Ms. Acklin is cited as one of America's pre-eminent women in media. In September of 2007, Ms. Acklin received her second consecutive Mid-Atlantic Emmy Award for Station Excellence, given by the National Academy of Television Arts and Sciences - an award given to a general manager of a commercial or public television station in Pennsylvania, Delaware, West Virginia and New Jersey for outstanding programming, commitment to broadcast excellence, and exemplary operations.
Formerly Executive Vice President and General Manager of WQED, Ms. Acklin served as executive producer for "The War That Made America," a four-hour, high-definition (HD), internationally-released docu-drama for PBS which focused on the French and Indian War. Ms. Acklin returned to WQED in 2002 as Senior Vice President of Production and Technology/Chief Content Officer after spending several years at the National Geographic Channel where she was recruited in 2000 from WQED to help launch the cable television startup. Working from the National Geographic Society in Washington DC, she helped lead a team that conceived, developed and produced "National Geographic Today," a daily television journal about life on "planet earth." In her role at National Geographic, Ms. Acklin produced more television hours than any other producer in the Society's long history.
As Executive Producer at WQED Pittsburgh from 1996-2000, Ms. Acklin developed blockbuster music specials for PBS which generated more than $45 million dollars for public television. The programs still hold the record as the most successful fundraising programs to date.

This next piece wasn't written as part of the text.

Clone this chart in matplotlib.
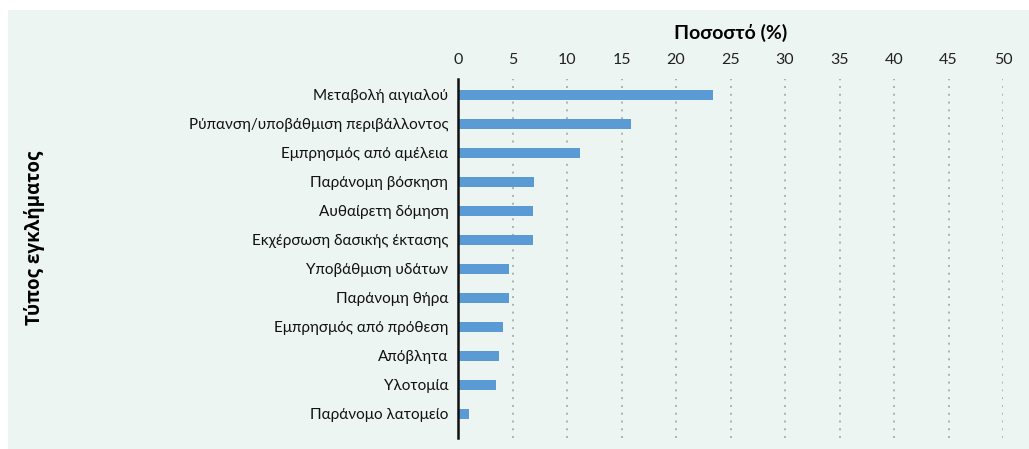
"""Ποσοστό περιβαλλοντικών εγκλημάτων ανά τύπο."""

import matplotlib.pyplot as plt
from matplotlib.patches import Rectangle

CATEGORIES = [
    "Μεταβολή αιγιαλού",
    "Ρύπανση/υποβάθμιση περιβάλλοντος",
    "Εμπρησμός από αμέλεια",
    "Παράνομη βόσκηση",
    "Αυθαίρετη δόμηση",
    "Εκχέρσωση δασικής έκτασης",
    "Υποβάθμιση υδάτων",
    "Παράνομη θήρα",
    "Εμπρησμός από πρόθεση",
    "Απόβλητα",
    "Υλοτομία",
    "Παράνομο λατομείο",
]
PERCENT = [23.4, 15.9, 11.2, 7.0, 6.9, 6.9, 4.7, 4.7, 4.1, 3.8, 3.5, 1.0]
X_TICKS = list(range(0, 55, 5))

PANEL = "#edf5f3"
BAR = "#5b9bd5"

plt.rcParams["font.family"] = ["Lato", "DejaVu Sans"]

fig = plt.figure(figsize=(10.29, 4.49), dpi=100, facecolor="white")
fig.patches.append(
    Rectangle((8 / 1029, 0), 1 - 8 / 1029, 1 - 10 / 449,
              transform=fig.transFigure, facecolor=PANEL, edgecolor="none", zorder=-5)
)

ax = fig.add_axes([458 / 1029, 1 - 438 / 449, (1003 - 458) / 1029, (438 - 79) / 449])
ax.set_zorder(2)
ax.set_facecolor("none")

positions = list(range(len(CATEGORIES)))
ax.barh(positions, PERCENT, height=0.35, color=BAR, zorder=2)
ax.set_ylim(len(CATEGORIES) - 1 + 0.83, -0.55)
ax.set_xlim(0, 50)
ax.set_yticks(positions)
ax.set_yticklabels(CATEGORIES, fontsize=11, color="#111111")
ax.tick_params(axis="y", length=0, pad=7)

ax.xaxis.tick_top()
ax.set_xticks(X_TICKS)
ax.tick_params(axis="x", length=0, pad=9, labelsize=11.5, colors="#222222")
ax.xaxis.set_label_position("top")
ax.set_xlabel("Ποσοστό (%)", fontsize=14, fontweight="bold", labelpad=10)

for x in X_TICKS[1:]:
    ax.axvline(x, color="#b0b0b0", linestyle=(0, (1, 3)), linewidth=1.4, zorder=1)

for side in ("top", "right", "bottom"):
    ax.spines[side].set_visible(False)
ax.spines["left"].set_linewidth(1.8)
ax.spines["left"].set_color("#111111")

fig.text(35 / 1029, 1 - 238 / 449, "Τύπος εγκλήματος", rotation=90,
         ha="center", va="center", fontsize=13.5, fontweight="bold",
         family=["Open Sans", "DejaVu Sans"])

fig.savefig("out.png", dpi=100, facecolor="white")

She also oversaw production of national documentaries for PBS, and created WQED's nightly television magazine program, "OnQ," now in its 11th year.
The Pittsburgh native's work has been honored with many awards including: a national Emmy award nomination for a documentary about the legendary Mister Rogers; seven Emmy awards (Mid-Atlantic); a CINE Golden Eagle; White House Press Association honors; The Gabriel Award from the Catholic Communicators Conference; the Pearl Award from the descendants of the Warner Brothers; the Pennsylvania TV/Film award from the Daughters of the American Revolution (DAR); Associated Press honors for Best Newscast; Pennsylvania Association of Broadcasters awards for Excellence in Broadcasting; the YWCA Tribute to Women Award in the Arts and Culture category; and the personal honors of being named one of Pittsburgh's Outstanding Women in Science by the Women & Girls' Foundation. On November 5, she will accept for WQED the League of Women Voters 2009 Good Government Award.
Ms. Acklin is active in the Pittsburgh community on a variety of board and advisory boards including: The Pittsburgh Cultural Trust; The Three Rivers Arts Festival; Carlow University, where she also serves as an executive in residence (EIR) for the Executive M.B.A. (EMBA) program; The Steeltown Entertainment Project; St. Vincent Seminary; and The Pittsburgh Psychoanalytic Society. She holds a B.A. from Duquesne University and attended Harvard Business School where she completed the prestigious Advanced Management Program.